2. Le rôle des instruments en géométrie

Les instruments constituent une variable didactique majeure pour l’enseignement de la géométrie. Ne pas hésiter à varier les instruments, mais ne pas négliger le temps de prise en main. De nombreux rôles peuvent leur être attribués (Mithalal- Le Doze- 2019) :

– Pallier les limites de la visualisation dans les cas d’incertitude, et affiner les concepts construits.

– Matérialiser des propriétés géométriques : les découvrir, associées à un instrument ; matérialiser des propriétés connues.

– Porter l’attention sur des caractéristiques spécifiques des objets.

– Porter l’attention sur l’identification de constituants des objets et leurs relations (les propriétés).

– Soutenir l’analyse des dessins en ajoutant des tracés supplémentaires.

Les instruments sont utilisés pour guider, outiller la perception, et leur usage nécessite la mise en œuvre de propriétés géométriques. Il doit donc y avoir une nécessaire interaction entre connaissance des propriétés géométriques et utilisation des instruments de géométrie. 77n2.pdf

Exemples : le rectangle à terminer

Les stratégies vont être complètement différentes selon l’instrument utilisé pour terminer ce rectangle.

La corde à 13 nœuds

Selon l’instrument choisi, on favorise aussi l’espace dans lequel on va travailler. Ainsi, dans le cas de la corde à 13 nœuds, on préfère dans un premier temps l’activité dans un monde réel (le méso-espace) pour arriver à l’objet géométrique (micro espace). Ce passage du monde réel au cadre géométrique s’accompagne d’une transformation conceptuelle qui va de pair avec une évolution du langage dans un processus de secondarisation des genres (Rebière, 2002, 2013). Ainsi, la situation dans le méso-espace utilisant la grande corde suscitera vraisemblablement un langage renvoyant au milieu matériel objectif : corde, nœud, intervalle, écart, tenir un nœud avec une main, tendre la corde entre le premier nœud et le quatrième nœud, etc. Le passage au dessin pour garder la mémoire de la pré-figure devrait faire évoluer ce discours vers les formulations suivantes : pointe, point, sommet, trait droit, côté, forme, triangle, quadrilatère, rectangle, etc. Une dernière étape du processus sera de parvenir à dégager et institutionnaliser un objet géométrique dont les caractéristiques appartiennent au cadre géométrique avec les termes spécifiques : point, sommet, segment, côté, milieu, triangle, quadrilatère, longueur, etc… Cette transformation conceptuelle et langagière s’inscrit dans une première phase d’un processus de modélisation, ce qui reprend l’une des fonctions de la géométrie soulignée par Brousseau.
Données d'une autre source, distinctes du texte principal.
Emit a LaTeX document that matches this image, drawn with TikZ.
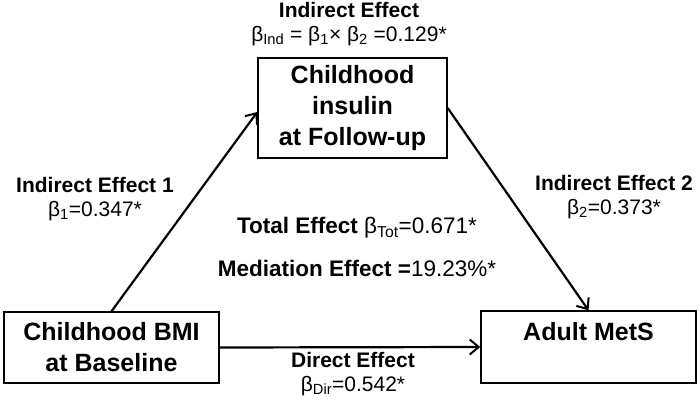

3. L’introduction des “coûts” des instruments

Et si au lieu d’imposer des instruments aux élèves, on leur donnait un coût ?
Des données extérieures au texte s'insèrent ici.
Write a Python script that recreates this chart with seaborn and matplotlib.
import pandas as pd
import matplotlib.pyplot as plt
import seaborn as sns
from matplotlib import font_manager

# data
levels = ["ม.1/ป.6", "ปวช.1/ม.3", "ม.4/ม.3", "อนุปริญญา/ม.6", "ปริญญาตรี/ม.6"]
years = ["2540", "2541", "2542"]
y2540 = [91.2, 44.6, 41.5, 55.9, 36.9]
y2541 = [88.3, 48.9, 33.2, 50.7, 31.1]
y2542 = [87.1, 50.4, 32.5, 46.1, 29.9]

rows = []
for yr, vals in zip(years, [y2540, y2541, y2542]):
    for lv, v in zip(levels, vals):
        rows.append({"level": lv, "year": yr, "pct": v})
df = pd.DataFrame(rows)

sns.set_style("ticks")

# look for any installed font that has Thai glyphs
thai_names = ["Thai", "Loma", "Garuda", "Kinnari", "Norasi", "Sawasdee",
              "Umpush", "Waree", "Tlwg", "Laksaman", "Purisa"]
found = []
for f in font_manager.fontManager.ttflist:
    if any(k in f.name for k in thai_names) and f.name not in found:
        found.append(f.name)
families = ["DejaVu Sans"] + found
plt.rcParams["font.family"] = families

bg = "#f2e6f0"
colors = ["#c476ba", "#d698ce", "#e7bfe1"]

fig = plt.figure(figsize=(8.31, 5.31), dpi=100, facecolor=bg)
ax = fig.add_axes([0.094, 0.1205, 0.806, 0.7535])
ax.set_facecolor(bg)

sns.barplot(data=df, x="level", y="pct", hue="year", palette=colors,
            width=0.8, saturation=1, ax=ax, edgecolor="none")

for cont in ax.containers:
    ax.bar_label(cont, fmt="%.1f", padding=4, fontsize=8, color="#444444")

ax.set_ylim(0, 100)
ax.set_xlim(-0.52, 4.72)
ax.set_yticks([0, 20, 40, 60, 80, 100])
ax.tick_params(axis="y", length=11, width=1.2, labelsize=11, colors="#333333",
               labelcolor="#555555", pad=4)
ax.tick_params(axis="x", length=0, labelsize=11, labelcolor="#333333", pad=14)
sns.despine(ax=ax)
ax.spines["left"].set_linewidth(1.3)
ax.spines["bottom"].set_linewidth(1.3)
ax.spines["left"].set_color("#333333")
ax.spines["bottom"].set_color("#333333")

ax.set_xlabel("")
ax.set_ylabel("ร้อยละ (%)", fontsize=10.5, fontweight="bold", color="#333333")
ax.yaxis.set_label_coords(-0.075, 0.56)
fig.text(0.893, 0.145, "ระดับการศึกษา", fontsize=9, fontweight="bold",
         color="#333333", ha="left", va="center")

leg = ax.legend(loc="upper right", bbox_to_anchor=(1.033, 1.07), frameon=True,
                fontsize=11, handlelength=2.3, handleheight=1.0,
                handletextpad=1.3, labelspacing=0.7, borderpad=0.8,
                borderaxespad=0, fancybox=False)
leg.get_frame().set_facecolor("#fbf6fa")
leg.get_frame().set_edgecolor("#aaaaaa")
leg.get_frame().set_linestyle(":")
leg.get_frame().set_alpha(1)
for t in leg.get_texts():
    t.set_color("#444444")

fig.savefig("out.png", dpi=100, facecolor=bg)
Pour Duval, Godin (2005) « ce n’est pas tant la tâche de reproduction qui est importante que le type d’instrument choisi pour la reproduction » car selon l’instrument choisi, on sollicite telle ou telle vision.

L’introduction d’un coût à l’utilisation des instruments permet la réussite par des procédures diverses, qui demandent plus ou moins de connaissances géométriques, mais incite à utiliser certains instruments plutôt que d’autres.

Sans contraindre les instruments, on peut favoriser l’usage de ceux qui mènent aux procédures que l’on veut développer par un jeu de malus. Un enjeu transverse à travailler dès le cycle 2 : articulation entre déconstruction instrumentale (opératoire) et dimensionnelle (en lien avec un référentiel théorique).